DIRECTIVE –
Leave out all pictures. Return exactly the lines from the top of the material through the line containing "const weightGoal = 80.53;".
=====
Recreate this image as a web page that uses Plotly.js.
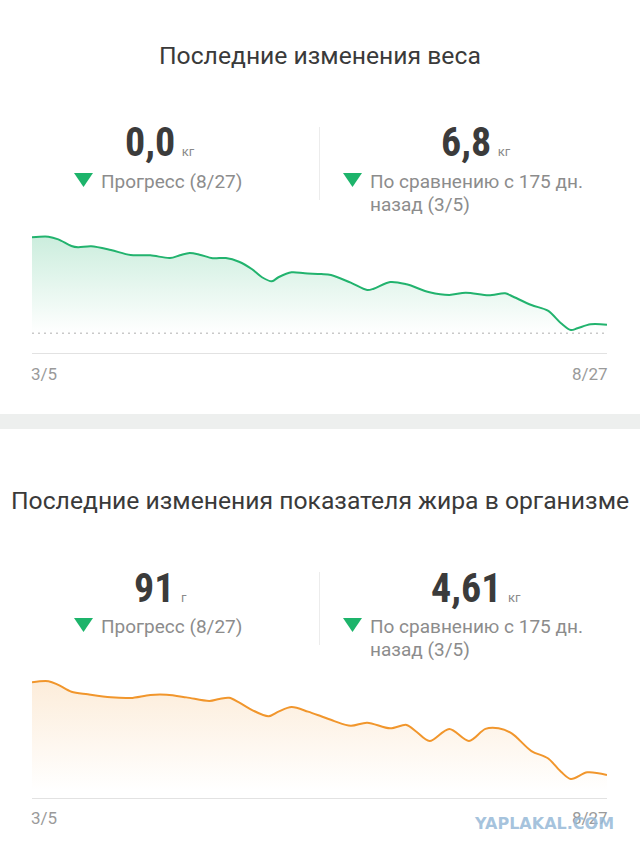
<!DOCTYPE html>
<html><head><meta charset="utf-8">
<script src="https://cdn.plot.ly/plotly-3.0.1.min.js"></script>
<style>html,body{margin:0;padding:0;background:#fff;}#chart{width:640px;height:854px;}</style>
</head><body><div id="chart"></div>
<script>
// ---- data ----
const weightDates = ['2019-03-05','2019-03-10','2019-03-13','2019-03-17','2019-03-19','2019-03-23','2019-03-29',
  '2019-04-04','2019-04-10','2019-04-16','2019-04-19','2019-04-22','2019-04-25','2019-04-29',
  '2019-05-03','2019-05-07','2019-05-11','2019-05-14','2019-05-17','2019-05-19','2019-05-23','2019-05-27',
  '2019-06-01','2019-06-04','2019-06-10','2019-06-15','2019-06-17','2019-06-22','2019-06-27',
  '2019-07-04','2019-07-10','2019-07-15','2019-07-22','2019-07-27','2019-07-29',
  '2019-08-04','2019-08-09','2019-08-13','2019-08-16','2019-08-18','2019-08-22','2019-08-27'];
const weightValues = [88.00,88.05,87.84,87.32,87.22,87.30,87.01,
  86.62,86.60,86.39,86.60,86.78,86.65,86.37,
  86.39,86.10,85.51,84.89,84.58,84.89,85.28,85.20,
  85.14,85.07,84.47,83.90,84.00,84.52,84.34,
  83.72,83.51,83.69,83.49,83.64,83.43,
  82.73,82.29,81.31,80.78,80.92,81.23,81.20];
const weightGoal = 80.53;

const fatDates = ['2019-03-05','2019-03-10','2019-03-13','2019-03-17','2019-03-22','2019-03-29',
  '2019-04-04','2019-04-10','2019-04-15','2019-04-21','2019-04-28',
  '2019-05-01','2019-05-04','2019-05-07','2019-05-11','2019-05-16','2019-05-19','2019-05-23','2019-05-28',
  '2019-06-01','2019-06-05','2019-06-10','2019-06-15','2019-06-22','2019-06-27','2019-06-30',
  '2019-07-04','2019-07-10','2019-07-16','2019-07-21','2019-07-25','2019-07-29',
  '2019-08-04','2019-08-09','2019-08-13','2019-08-16','2019-08-21','2019-08-27'];
const fatValues = [30.00,30.05,29.87,29.53,29.40,29.25,
  29.22,29.37,29.38,29.25,29.07,
  29.17,29.23,29.00,28.62,28.31,28.54,28.77,28.54,
  28.31,28.07,27.84,27.99,27.71,27.88,27.54,
  27.08,27.68,27.08,27.68,27.71,27.46,
  26.58,26.22,25.55,25.19,25.52,25.39];

const tickDates = ['2019-03-05','2019-08-27'];
const tickLabels = ['3/5','8/27'];

const weightTitle = 'Последние изменения веса';
const fatTitle = 'Последние изменения показателя жира в организме';
const weightStats = [{value:'0,0', unit:'кг', lines:['Прогресс (8/27)']},
                     {value:'6,8', unit:'кг', lines:['По сравнению с 175 дн.','назад (3/5)']}];
const fatStats = [{value:'91', unit:'г', lines:['Прогресс (8/27)']},
                  {value:'4,61', unit:'кг', lines:['По сравнению с 175 дн.','назад (3/5)']}];

// ---- layout helpers ----
const W = 640, H = 854;
const px = x => x / W;
const py = y => 1 - y / H;

const GREEN = '#22b36e', ORANGE = '#f1962c';
const FONT = 'Roboto, "Noto Sans", sans-serif';
const NUMFONT = '"Liberation Sans Narrow", "Roboto Condensed", Roboto, sans-serif';

const traces = [
  {x: weightDates, y: weightDates.map(() => weightGoal), xaxis:'x', yaxis:'y', mode:'lines',
   line:{width:0, color:'rgba(0,0,0,0)'}, hoverinfo:'skip', showlegend:false},
  {x: weightDates, y: weightValues, xaxis:'x', yaxis:'y', mode:'lines',
   line:{color:GREEN, width:2, shape:'spline', smoothing:0.9}, fill:'tonexty',
   fillgradient:{type:'vertical', start:weightGoal, stop:88.3,
     colorscale:[[0,'rgba(34,179,110,0)'],[1,'rgba(34,179,110,0.24)']]},
   showlegend:false},
  {x: fatDates, y: fatDates.map(() => 24.6), xaxis:'x2', yaxis:'y2', mode:'lines',
   line:{width:0, color:'rgba(0,0,0,0)'}, hoverinfo:'skip', showlegend:false},
  {x: fatDates, y: fatValues, xaxis:'x2', yaxis:'y2', mode:'lines',
   line:{color:ORANGE, width:2, shape:'spline', smoothing:0.9}, fill:'tonexty',
   fillgradient:{type:'vertical', start:24.6, stop:30.2,
     colorscale:[[0,'rgba(241,150,44,0)'],[1,'rgba(241,150,44,0.18)']]},
   showlegend:false}
];

const xCommon = {type:'date', range:[tickDates[0], tickDates[1]], showgrid:false, zeroline:false,
  showticklabels:false, ticks:'', showline:true, linecolor:'#e2e2e2', linewidth:1, fixedrange:true};

const layout = {
  width: W, height: H, margin:{l:0,r:0,t:0,b:0}, paper_bgcolor:'#ffffff', plot_bgcolor:'rgba(0,0,0,0)',
  showlegend:false, font:{family:FONT},
  xaxis: Object.assign({}, xCommon, {domain:[px(32), px(607)], anchor:'y'}),
  yaxis: {domain:[py(353), py(230)], range:[78.996, 88.568], visible:false, fixedrange:true},
  xaxis2: Object.assign({}, xCommon, {domain:[px(32), px(607)], anchor:'y2'}),
  yaxis2: {domain:[py(798.3), py(675)], range:[24.229, 30.363], visible:false, fixedrange:true},
  shapes: [], annotations: []
};

// separator band
layout.shapes.push({type:'rect', xref:'paper', yref:'paper', x0:0, x1:1, y0:py(429), y1:py(414),
  fillcolor:'#edefee', line:{width:0}, layer:'below'});
// goal dotted line
layout.shapes.push({type:'line', xref:'x', yref:'y', x0:tickDates[0], x1:tickDates[1], y0:weightGoal, y1:weightGoal,
  line:{color:'#c9c9c9', width:1.5, dash:'2px,4px'}});

function section(offset, title, titleY, stats) {
  layout.annotations.push({xref:'paper', yref:'paper', x:0.5, y:py(titleY), xanchor:'center', yanchor:'middle',
    text:title, showarrow:false, font:{family:FONT, size:24.7, color:'#3a3a3a'}});
  // vertical separator
  layout.shapes.push({type:'line', xref:'paper', yref:'paper', x0:px(319.5), x1:px(319.5),
    y0:py(127+offset), y1:py(200+offset), line:{color:'#ececec', width:1}});
  const cols = [{center:160, tri:74, txt:99}, {center:476, tri:343, txt:368}];
  stats.forEach((s, i) => {
    const c = cols[i];
    layout.annotations.push({xref:'paper', yref:'paper', x:px(c.center), y:py(143+offset), xanchor:'center', yanchor:'middle',
      text:'<b>'+s.value+'</b><span style="font-size:13px;font-family:Roboto;color:#8a8a8a">&nbsp;&nbsp;'+s.unit+'</span>',
      showarrow:false, font:{family:NUMFONT, size:40, color:'#3b3b3b'}});
    layout.shapes.push({type:'path', xref:'paper', yref:'paper',
      path:`M ${px(c.tri)},${py(173+offset)} L ${px(c.tri+19)},${py(173+offset)} L ${px(c.tri+9.5)},${py(187+offset)} Z`,
      fillcolor:'#1db46b', line:{width:0}});
    s.lines.forEach((ln, k) => {
      layout.annotations.push({xref:'paper', yref:'paper', x:px(c.txt), y:py(181+offset+23*k), xanchor:'left', yanchor:'middle',
        text:ln, showarrow:false, font:{family:FONT, size:19, color:'#8c8c8c'}});
    });
  });
}
section(0, weightTitle, 56, weightStats);
section(445, fatTitle, 500, fatStats);

// tick labels
[['x',374],['x2',818]].forEach(([xr, y]) => {
  tickDates.forEach((d, i) => {
    layout.annotations.push({xref:xr, yref:'paper', x:d, y:py(y), xanchor: i === 0 ? 'left' : 'right', yanchor:'middle',
      xshift: i === 0 ? -3 : 3,
      text:tickLabels[i], showarrow:false, font:{family:FONT, size:17, color:'#9a9a9a'}});
  });
});

// watermark
layout.annotations.push({xref:'paper', yref:'paper', x:px(616), y:py(823), xanchor:'right', yanchor:'middle',
  text:'<b>YAPLAKAL.COM</b>', showarrow:false, font:{family:'"DejaVu Sans", sans-serif', size:16, color:'rgba(150,185,215,0.85)'}});

Plotly.newPlot('chart', traces, layout, {staticPlot:true, displayModeBar:false});
</script></body></html>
=====
ANSWER TO THIS TASK –
Recreate this image as a web page that uses Plotly.js.
<!DOCTYPE html>
<html><head><meta charset="utf-8">
<script src="https://cdn.plot.ly/plotly-3.0.1.min.js"></script>
<style>html,body{margin:0;padding:0;background:#fff;}#chart{width:640px;height:854px;}</style>
</head><body><div id="chart"></div>
<script>
// ---- data ----
const weightDates = ['2019-03-05','2019-03-10','2019-03-13','2019-03-17','2019-03-19','2019-03-23','2019-03-29',
  '2019-04-04','2019-04-10','2019-04-16','2019-04-19','2019-04-22','2019-04-25','2019-04-29',
  '2019-05-03','2019-05-07','2019-05-11','2019-05-14','2019-05-17','2019-05-19','2019-05-23','2019-05-27',
  '2019-06-01','2019-06-04','2019-06-10','2019-06-15','2019-06-17','2019-06-22','2019-06-27',
  '2019-07-04','2019-07-10','2019-07-15','2019-07-22','2019-07-27','2019-07-29',
  '2019-08-04','2019-08-09','2019-08-13','2019-08-16','2019-08-18','2019-08-22','2019-08-27'];
const weightValues = [88.00,88.05,87.84,87.32,87.22,87.30,87.01,
  86.62,86.60,86.39,86.60,86.78,86.65,86.37,
  86.39,86.10,85.51,84.89,84.58,84.89,85.28,85.20,
  85.14,85.07,84.47,83.90,84.00,84.52,84.34,
  83.72,83.51,83.69,83.49,83.64,83.43,
  82.73,82.29,81.31,80.78,80.92,81.23,81.20];
const weightGoal = 80.53;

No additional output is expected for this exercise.